■ **THE REQUEST**: Please copy all the lines that follow, word for word.

■ **AVAILABLE DATA**:
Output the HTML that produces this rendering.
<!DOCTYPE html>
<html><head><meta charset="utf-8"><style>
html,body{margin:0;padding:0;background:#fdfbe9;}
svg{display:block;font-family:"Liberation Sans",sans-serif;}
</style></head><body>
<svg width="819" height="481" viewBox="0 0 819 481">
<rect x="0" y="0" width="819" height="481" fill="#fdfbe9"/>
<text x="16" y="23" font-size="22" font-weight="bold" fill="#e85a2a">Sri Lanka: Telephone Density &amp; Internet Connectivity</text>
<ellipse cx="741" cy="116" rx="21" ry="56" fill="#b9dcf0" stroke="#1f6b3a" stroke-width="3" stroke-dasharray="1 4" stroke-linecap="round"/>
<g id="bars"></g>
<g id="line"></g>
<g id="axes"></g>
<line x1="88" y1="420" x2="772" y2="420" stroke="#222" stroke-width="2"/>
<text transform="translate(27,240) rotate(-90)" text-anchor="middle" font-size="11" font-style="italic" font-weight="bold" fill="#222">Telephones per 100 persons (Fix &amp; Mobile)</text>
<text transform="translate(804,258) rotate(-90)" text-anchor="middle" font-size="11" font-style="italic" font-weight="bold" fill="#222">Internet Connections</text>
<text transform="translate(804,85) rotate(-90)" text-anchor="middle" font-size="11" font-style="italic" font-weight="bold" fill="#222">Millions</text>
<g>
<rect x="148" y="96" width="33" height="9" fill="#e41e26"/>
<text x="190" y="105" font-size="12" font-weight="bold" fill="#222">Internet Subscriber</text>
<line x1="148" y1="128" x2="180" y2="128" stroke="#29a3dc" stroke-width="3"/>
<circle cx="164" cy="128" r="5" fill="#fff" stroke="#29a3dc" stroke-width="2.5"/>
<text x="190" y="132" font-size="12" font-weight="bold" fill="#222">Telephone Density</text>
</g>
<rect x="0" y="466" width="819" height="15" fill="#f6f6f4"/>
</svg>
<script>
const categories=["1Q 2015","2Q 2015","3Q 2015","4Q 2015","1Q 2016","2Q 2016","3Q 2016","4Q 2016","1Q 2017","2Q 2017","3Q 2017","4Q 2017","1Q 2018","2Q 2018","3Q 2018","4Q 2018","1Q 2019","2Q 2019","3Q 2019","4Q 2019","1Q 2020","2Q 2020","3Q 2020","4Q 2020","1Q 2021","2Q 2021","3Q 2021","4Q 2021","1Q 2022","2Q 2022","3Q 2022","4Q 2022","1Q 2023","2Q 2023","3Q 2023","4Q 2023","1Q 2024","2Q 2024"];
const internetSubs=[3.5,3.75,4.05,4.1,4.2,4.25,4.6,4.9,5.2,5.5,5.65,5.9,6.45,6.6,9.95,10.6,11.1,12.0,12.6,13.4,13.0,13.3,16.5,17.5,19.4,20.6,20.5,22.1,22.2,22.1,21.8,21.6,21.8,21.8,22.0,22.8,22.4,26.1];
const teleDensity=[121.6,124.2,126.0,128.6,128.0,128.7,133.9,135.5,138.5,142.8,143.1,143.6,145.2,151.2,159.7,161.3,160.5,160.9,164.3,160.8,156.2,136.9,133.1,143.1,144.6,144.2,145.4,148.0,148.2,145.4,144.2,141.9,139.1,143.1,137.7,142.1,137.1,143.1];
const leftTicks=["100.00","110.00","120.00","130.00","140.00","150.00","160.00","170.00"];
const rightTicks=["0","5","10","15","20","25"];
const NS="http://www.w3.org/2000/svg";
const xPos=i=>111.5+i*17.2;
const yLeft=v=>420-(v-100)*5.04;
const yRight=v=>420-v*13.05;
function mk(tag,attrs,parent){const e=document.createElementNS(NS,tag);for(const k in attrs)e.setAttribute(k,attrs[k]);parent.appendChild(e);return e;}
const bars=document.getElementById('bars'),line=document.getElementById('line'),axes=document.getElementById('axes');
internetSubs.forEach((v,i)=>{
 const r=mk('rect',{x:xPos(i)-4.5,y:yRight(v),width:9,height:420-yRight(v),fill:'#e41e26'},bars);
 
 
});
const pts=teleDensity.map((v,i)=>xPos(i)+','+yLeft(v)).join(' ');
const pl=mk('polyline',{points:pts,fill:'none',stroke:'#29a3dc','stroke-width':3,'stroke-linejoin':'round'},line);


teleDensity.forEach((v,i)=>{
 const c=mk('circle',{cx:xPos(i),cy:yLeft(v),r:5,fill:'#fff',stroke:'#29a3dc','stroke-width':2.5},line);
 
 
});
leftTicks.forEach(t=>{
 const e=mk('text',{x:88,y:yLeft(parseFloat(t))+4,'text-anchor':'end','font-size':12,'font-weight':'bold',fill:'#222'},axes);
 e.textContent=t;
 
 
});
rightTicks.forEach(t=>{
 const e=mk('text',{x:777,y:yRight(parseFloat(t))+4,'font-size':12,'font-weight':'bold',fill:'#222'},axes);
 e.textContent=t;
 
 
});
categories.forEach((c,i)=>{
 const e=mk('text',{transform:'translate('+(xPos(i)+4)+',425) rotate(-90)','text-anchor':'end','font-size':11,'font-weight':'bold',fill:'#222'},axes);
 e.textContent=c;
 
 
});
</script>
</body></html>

■ **SOLUTION TO THIS EXERCISE**:
Output the HTML that produces this rendering.
<!DOCTYPE html>
<html><head><meta charset="utf-8"><style>
html,body{margin:0;padding:0;background:#fdfbe9;}
svg{display:block;font-family:"Liberation Sans",sans-serif;}
</style></head><body>
<svg width="819" height="481" viewBox="0 0 819 481">
<rect x="0" y="0" width="819" height="481" fill="#fdfbe9"/>
<text x="16" y="23" font-size="22" font-weight="bold" fill="#e85a2a">Sri Lanka: Telephone Density &amp; Internet Connectivity</text>
<ellipse cx="741" cy="116" rx="21" ry="56" fill="#b9dcf0" stroke="#1f6b3a" stroke-width="3" stroke-dasharray="1 4" stroke-linecap="round"/>
<g id="bars"></g>
<g id="line"></g>
<g id="axes"></g>
<line x1="88" y1="420" x2="772" y2="420" stroke="#222" stroke-width="2"/>
<text transform="translate(27,240) rotate(-90)" text-anchor="middle" font-size="11" font-style="italic" font-weight="bold" fill="#222">Telephones per 100 persons (Fix &amp; Mobile)</text>
<text transform="translate(804,258) rotate(-90)" text-anchor="middle" font-size="11" font-style="italic" font-weight="bold" fill="#222">Internet Connections</text>
<text transform="translate(804,85) rotate(-90)" text-anchor="middle" font-size="11" font-style="italic" font-weight="bold" fill="#222">Millions</text>
<g>
<rect x="148" y="96" width="33" height="9" fill="#e41e26"/>
<text x="190" y="105" font-size="12" font-weight="bold" fill="#222">Internet Subscriber</text>
<line x1="148" y1="128" x2="180" y2="128" stroke="#29a3dc" stroke-width="3"/>
<circle cx="164" cy="128" r="5" fill="#fff" stroke="#29a3dc" stroke-width="2.5"/>
<text x="190" y="132" font-size="12" font-weight="bold" fill="#222">Telephone Density</text>
</g>
<rect x="0" y="466" width="819" height="15" fill="#f6f6f4"/>
</svg>
<script>
const categories=["1Q 2015","2Q 2015","3Q 2015","4Q 2015","1Q 2016","2Q 2016","3Q 2016","4Q 2016","1Q 2017","2Q 2017","3Q 2017","4Q 2017","1Q 2018","2Q 2018","3Q 2018","4Q 2018","1Q 2019","2Q 2019","3Q 2019","4Q 2019","1Q 2020","2Q 2020","3Q 2020","4Q 2020","1Q 2021","2Q 2021","3Q 2021","4Q 2021","1Q 2022","2Q 2022","3Q 2022","4Q 2022","1Q 2023","2Q 2023","3Q 2023","4Q 2023","1Q 2024","2Q 2024"];
const internetSubs=[3.5,3.75,4.05,4.1,4.2,4.25,4.6,4.9,5.2,5.5,5.65,5.9,6.45,6.6,9.95,10.6,11.1,12.0,12.6,13.4,13.0,13.3,16.5,17.5,19.4,20.6,20.5,22.1,22.2,22.1,21.8,21.6,21.8,21.8,22.0,22.8,22.4,26.1];
const teleDensity=[121.6,124.2,126.0,128.6,128.0,128.7,133.9,135.5,138.5,142.8,143.1,143.6,145.2,151.2,159.7,161.3,160.5,160.9,164.3,160.8,156.2,136.9,133.1,143.1,144.6,144.2,145.4,148.0,148.2,145.4,144.2,141.9,139.1,143.1,137.7,142.1,137.1,143.1];
const leftTicks=["100.00","110.00","120.00","130.00","140.00","150.00","160.00","170.00"];
const rightTicks=["0","5","10","15","20","25"];
const NS="http://www.w3.org/2000/svg";
const xPos=i=>111.5+i*17.2;
const yLeft=v=>420-(v-100)*5.04;
const yRight=v=>420-v*13.05;
function mk(tag,attrs,parent){const e=document.createElementNS(NS,tag);for(const k in attrs)e.setAttribute(k,attrs[k]);parent.appendChild(e);return e;}
const bars=document.getElementById('bars'),line=document.getElementById('line'),axes=document.getElementById('axes');
internetSubs.forEach((v,i)=>{
 const r=mk('rect',{x:xPos(i)-4.5,y:yRight(v),width:9,height:420-yRight(v),fill:'#e41e26'},bars);
 
 
});
const pts=teleDensity.map((v,i)=>xPos(i)+','+yLeft(v)).join(' ');
const pl=mk('polyline',{points:pts,fill:'none',stroke:'#29a3dc','stroke-width':3,'stroke-linejoin':'round'},line);


teleDensity.forEach((v,i)=>{
 const c=mk('circle',{cx:xPos(i),cy:yLeft(v),r:5,fill:'#fff',stroke:'#29a3dc','stroke-width':2.5},line);
 
 
});
leftTicks.forEach(t=>{
 const e=mk('text',{x:88,y:yLeft(parseFloat(t))+4,'text-anchor':'end','font-size':12,'font-weight':'bold',fill:'#222'},axes);
 e.textContent=t;
 
 
});
rightTicks.forEach(t=>{
 const e=mk('text',{x:777,y:yRight(parseFloat(t))+4,'font-size':12,'font-weight':'bold',fill:'#222'},axes);
 e.textContent=t;
 
 
});
categories.forEach((c,i)=>{
 const e=mk('text',{transform:'translate('+(xPos(i)+4)+',425) rotate(-90)','text-anchor':'end','font-size':11,'font-weight':'bold',fill:'#222'},axes);
 e.textContent=c;
 
 
});
</script>
</body></html>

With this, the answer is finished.